Throughout the West, women’s employment was stimulated by the widespread erosion of the industrial base and the shift to information and service technologies. Declining postwar birthrates and the resulting shortage of skilled labor means that women
are
welcome to the labor pool: as expendable, nonunionized, low-paid pink-collar-ghetto drudges. Economist Marvin Harris described women as a “literate and docile” labor pool, and “therefore desirable candidates for the information- and people-processing jobs thrown up by modern service industries.” The qualities that best serve employers in such a labor pool’s workers are: low self-esteem, a tolerance for dull repetitive tasks, lack of ambition, high conformity, more respect for men (who manage them) than women (who work beside them), and little sense of control over their lives. At a higher level, women middle managers are acceptable as long as they are male-identified and don’t force too hard up against the glass ceiling; and token women at the top, in whom the female tradition has been entirely extinguished, are useful. The beauty myth is the last, best training technique to create such a work force. It does all these things to women during work hours, and then adds a Third Shift to their leisure time.

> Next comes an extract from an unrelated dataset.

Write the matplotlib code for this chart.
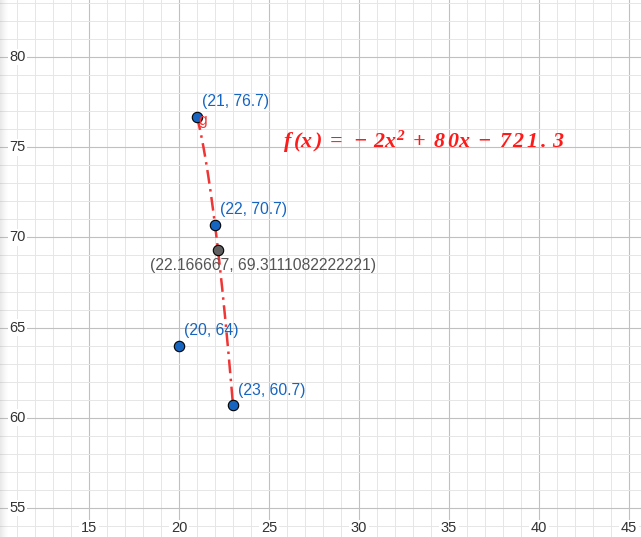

Superwoman, unaware of its full implications, had to add
serious “beauty” labor to her
professional
agenda. Her new assignment grew ever more rigorous: the amounts of money, skill, and craft she must invest were to fall no lower than the amounts previously expected—before women breached the power structure—only from professional beauties in the display professions. Women took on all at once the roles of professional housewife, professional careerist, and professional beauty.